Tuesday, January 12, 2016


Sheila and OreoBy Sheila Abrams

There is something about the pace of Baroque music that makes me happy. Perhaps it’s the regularity of the beat that I find profoundly rational and soothing.

Nothing provokes this response in me more than the music of Johann Sebastian Bach, whose brilliant Brandenburg Concerto #2 was a centerpiece of the Sunday afternoon concert by the Baroque Orchestra of New Jersey under the baton of Maestro Robert W. Butts. The event was held at Grace Church in Madison, one of the orchestra’s regular venues.

The Brandenburgs, six altogether, were possibly history’s most beautiful job application. Composed for the Margrave of Brandenburg, they are not a matched set and were probably composed at different times over a period of years. Each is a unique and glittering jewel with its own themes and instrumentation. The second features a baroque orchestra with continuo and four soloists, flute, oboe, violin and trumpet.

(Apparently the six Brandenburgs were not performed in the Margrave’s lifetime, and the manuscripts were found after his death. They certainly have been played since then by musicians all over the world.)

Maestro Butts offered an intriguing introduction. Selecting a short passage, he began by having one section of the orchestra play its own simple part. Then he had a second section join in with its part, and so on, adding sections until the orchestra was playing an exquisite and intricate combination of melodies, countermelodies and harmonies. And then the four soloists came in with their parts, and the orchestra’s beautiful passage became simply a background for the incredible solos. Insights like this provided by Maestro Butts are a special joy of BONJ concerts.

The soloists were Laura Ferraro, flute, Nancy Vanderslice, oboe, Agnes Kwasniewska, violin, and Cyril Bodnar, trumpet, and John Pivarnik played the continuo. All the soloists are regular members of the orchestra.

Though still called the Baroque Orchestra, the group has adopted the slogan, “Baroque and Beyond,” playing a wide variety of music from different periods. This was true Sunday, except for one other Baroque piece that was featured.

If you take the diamond-hard and mathematical brilliance of J.S. Bach and add to it a touch of sweetness, you get something approximating the sound of Antonio Vivaldi. His Concerto in C major for piccolo was presented, featuring as soloist Kathleen Nester, who is second flute and solo piccolo of the New Jersey Symphony Orchestra.
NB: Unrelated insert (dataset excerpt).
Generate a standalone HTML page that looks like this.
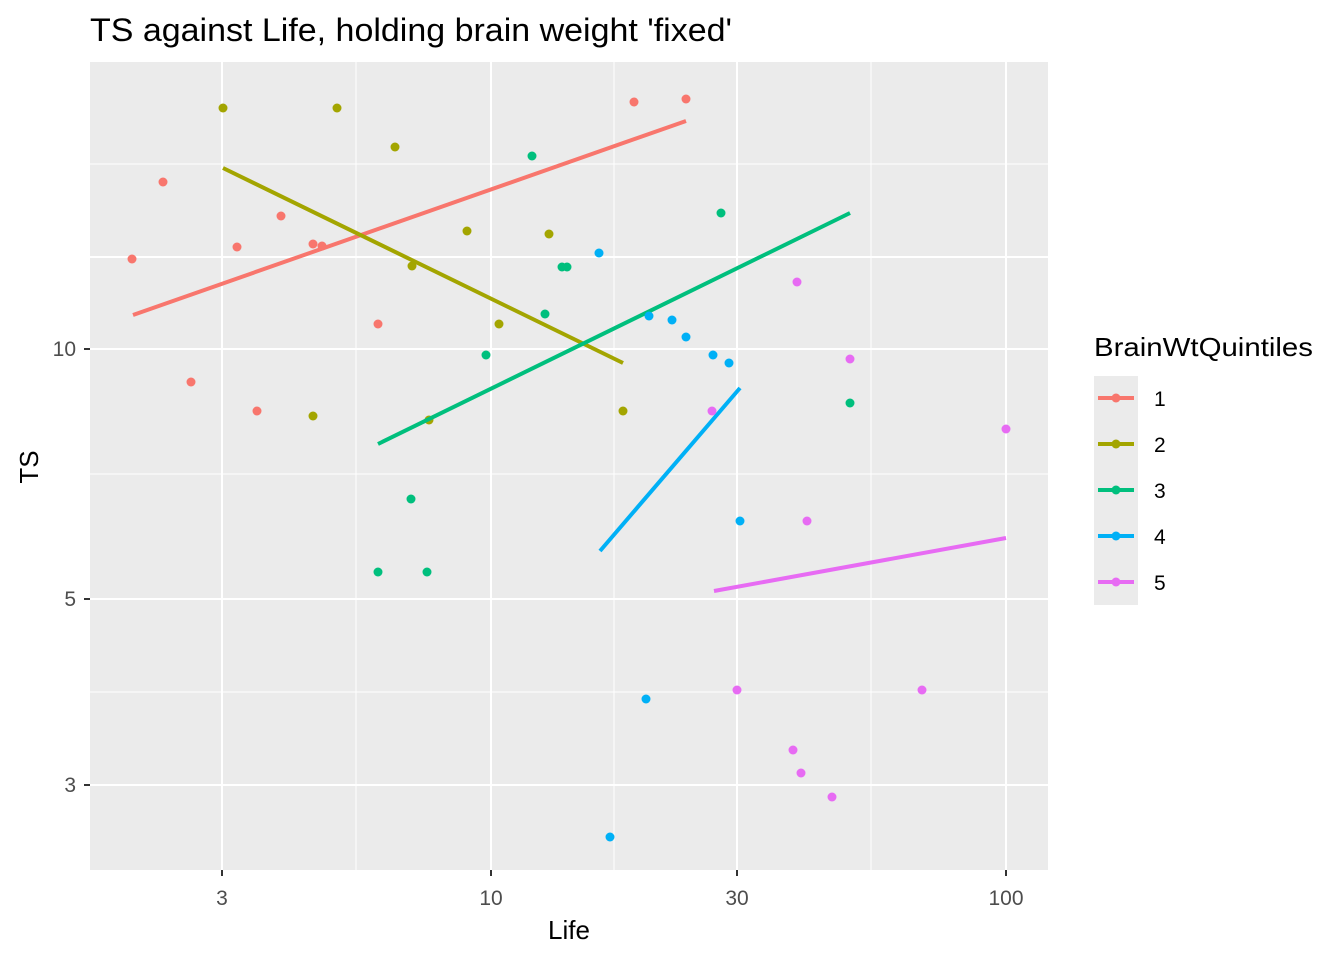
<!DOCTYPE html>
<html><head><style>body{margin:0;background:#fff}svg{display:block}</style></head><body>
<svg width="1344" height="960" xmlns="http://www.w3.org/2000/svg" font-family="Liberation Sans, Arial, sans-serif">
<rect width="1344" height="960" fill="#fff"/>
<rect x="90" y="62" width="958" height="808" fill="#EBEBEB"/>
<g stroke="#fff" stroke-width="1">
<line x1="356" x2="356" y1="62" y2="870"/><line x1="614" x2="614" y1="62" y2="870"/><line x1="871" x2="871" y1="62" y2="870"/>
<line x1="90" x2="1048" y1="164" y2="164"/><line x1="90" x2="1048" y1="474" y2="474"/><line x1="90" x2="1048" y1="692" y2="692"/>
</g>
<g stroke="#fff" stroke-width="2">
<line x1="222" x2="222" y1="62" y2="870"/><line x1="491" x2="491" y1="62" y2="870"/><line x1="737" x2="737" y1="62" y2="870"/><line x1="1006" x2="1006" y1="62" y2="870"/>
<line x1="90" x2="1048" y1="257" y2="257"/><line x1="90" x2="1048" y1="349" y2="349"/><line x1="90" x2="1048" y1="599" y2="599"/><line x1="90" x2="1048" y1="785" y2="785"/>
</g>
<g fill="#F8766D"><circle cx="132" cy="259" r="4.5"/><circle cx="163" cy="182" r="4.5"/><circle cx="237" cy="247" r="4.5"/><circle cx="281" cy="216" r="4.5"/><circle cx="313" cy="244" r="4.5"/><circle cx="322" cy="246" r="4.5"/><circle cx="191" cy="382" r="4.5"/><circle cx="257" cy="411" r="4.5"/><circle cx="378" cy="324" r="4.5"/><circle cx="634" cy="102" r="4.5"/><circle cx="686" cy="99" r="4.5"/></g>
<line x1="133" y1="315" x2="686" y2="121" stroke="#F8766D" stroke-width="4"/>
<g fill="#A3A500"><circle cx="223" cy="108" r="4.5"/><circle cx="337" cy="108" r="4.5"/><circle cx="395" cy="147" r="4.5"/><circle cx="467" cy="231" r="4.5"/><circle cx="549" cy="234" r="4.5"/><circle cx="412" cy="266" r="4.5"/><circle cx="499" cy="324" r="4.5"/><circle cx="313" cy="416" r="4.5"/><circle cx="429" cy="420" r="4.5"/><circle cx="623" cy="411" r="4.5"/></g>
<line x1="223" y1="168" x2="623" y2="363" stroke="#A3A500" stroke-width="4"/>
<g fill="#00BF7D"><circle cx="532" cy="156" r="4.5"/><circle cx="721" cy="213" r="4.5"/><circle cx="562" cy="267" r="4.5"/><circle cx="567" cy="267" r="4.5"/><circle cx="545" cy="314" r="4.5"/><circle cx="486" cy="355" r="4.5"/><circle cx="411" cy="499" r="4.5"/><circle cx="378" cy="572" r="4.5"/><circle cx="427" cy="572" r="4.5"/><circle cx="850" cy="403" r="4.5"/></g>
<line x1="378" y1="444" x2="850" y2="213" stroke="#00BF7D" stroke-width="4"/>
<g fill="#00B0F6"><circle cx="599" cy="253" r="4.5"/><circle cx="649" cy="316" r="4.5"/><circle cx="672" cy="320" r="4.5"/><circle cx="686" cy="337" r="4.5"/><circle cx="713" cy="355" r="4.5"/><circle cx="729" cy="363" r="4.5"/><circle cx="740" cy="521" r="4.5"/><circle cx="646" cy="699" r="4.5"/><circle cx="610" cy="837" r="4.5"/></g>
<line x1="600" y1="551" x2="740" y2="388" stroke="#00B0F6" stroke-width="4"/>
<g fill="#E76BF3"><circle cx="797" cy="282" r="4.5"/><circle cx="850" cy="359" r="4.5"/><circle cx="712" cy="411" r="4.5"/><circle cx="1006" cy="429" r="4.5"/><circle cx="807" cy="521" r="4.5"/><circle cx="737" cy="690" r="4.5"/><circle cx="922" cy="690" r="4.5"/><circle cx="793" cy="750" r="4.5"/><circle cx="801" cy="773" r="4.5"/><circle cx="832" cy="797" r="4.5"/></g>
<line x1="714" y1="591" x2="1006" y2="538" stroke="#E76BF3" stroke-width="4"/>
<g stroke="#333" stroke-width="2"><line x1="222" x2="222" y1="870" y2="876"/><line x1="491" x2="491" y1="870" y2="876"/><line x1="737" x2="737" y1="870" y2="876"/><line x1="1006" x2="1006" y1="870" y2="876"/>
<line x1="84" x2="90" y1="349" y2="349"/><line x1="84" x2="90" y1="599" y2="599"/><line x1="84" x2="90" y1="785" y2="785"/></g>
<g fill="#4D4D4D" font-size="21" text-anchor="middle"><text x="222" y="905">3</text><text x="491" y="905">10</text><text x="737" y="905">30</text><text x="1006" y="905">100</text></g>
<g fill="#4D4D4D" font-size="21" text-anchor="end"><text x="76" y="356">10</text><text x="76" y="606">5</text><text x="76" y="792">3</text></g>
<text x="569" y="939" font-size="26" text-anchor="middle" fill="#000">Life</text>
<text transform="translate(38,467) rotate(-90)" font-size="26" text-anchor="middle" fill="#000">TS</text>
<text x="90" y="41" font-size="32" fill="#000" textLength="642" lengthAdjust="spacingAndGlyphs">TS against Life, holding brain weight 'fixed'</text>
<text x="1094" y="356" font-size="26" fill="#000" textLength="219" lengthAdjust="spacingAndGlyphs">BrainWtQuintiles</text>
<rect x="1094" y="376" width="44" height="229" fill="#EBEBEB"/>
<g stroke-width="4">
<line x1="1098" x2="1134" y1="398" y2="398" stroke="#F8766D"/><circle cx="1116" cy="398" r="4.5" fill="#F8766D"/>
<line x1="1098" x2="1134" y1="444" y2="444" stroke="#A3A500"/><circle cx="1116" cy="444" r="4.5" fill="#A3A500"/>
<line x1="1098" x2="1134" y1="490" y2="490" stroke="#00BF7D"/><circle cx="1116" cy="490" r="4.5" fill="#00BF7D"/>
<line x1="1098" x2="1134" y1="536" y2="536" stroke="#00B0F6"/><circle cx="1116" cy="536" r="4.5" fill="#00B0F6"/>
<line x1="1098" x2="1134" y1="582" y2="582" stroke="#E76BF3"/><circle cx="1116" cy="582" r="4.5" fill="#E76BF3"/>
</g>
<g font-size="21" fill="#000"><text x="1154" y="406">1</text><text x="1154" y="452">2</text><text x="1154" y="498">3</text><text x="1154" y="544">4</text><text x="1154" y="590">5</text></g>
</svg>
</body></html>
Vivaldi was a contemporary of Bach, though a few years older, and was a popular and influential composer in his lifetime. Bach, in fact, was influenced by Vivaldi’s work.

The piccolo concerto is a joy-filled work, rich in melody. The piccolo’s high-pitched trills, evokes the sound of birds singing. Among composers, Vivaldi was a master of capturing the beauty of nature in his music. This concerto is a perfect example.

The program on Sunday took a sharp turn after the intermission, with the presentation of a masterpiece from the Romantic period:the Piano Concerto in A minor by Robert Schumann. This work was composed more than 120 years after Bach gathered his concertos to send to Brandenburg. Schumann composed the piece to be performed by his wife, Clara, perhaps the most celebrated piano soloist of her time.

The soloist on Sunday was Rob Kreiser, a young pianist who has been making his mark in various competitions. If Bach’s music personifies the Age of Enlightenment (and we think it does), Schumann’s work is a perfect representation of Romanticism. Full of mood and emotion, it is passionate, with a certain hard-to-define darkness. There is no pause between the second and third movement, and it ends with a triumphal roll of the timpani, which is prominent throughout the piece.

As an encore, Kreiser played Chopin’s Prelude, Op.28. No. 15.

The concert began at the most modern end of the spectrum with a performance by Fortissimo Flutes, an ensemble of the New Jersey Youth Symphony under the direction of Diana Charos Reilly. The group of eight gifted teenagers performed pieces by David Uber and Gary Shocker, both born in the 20th century.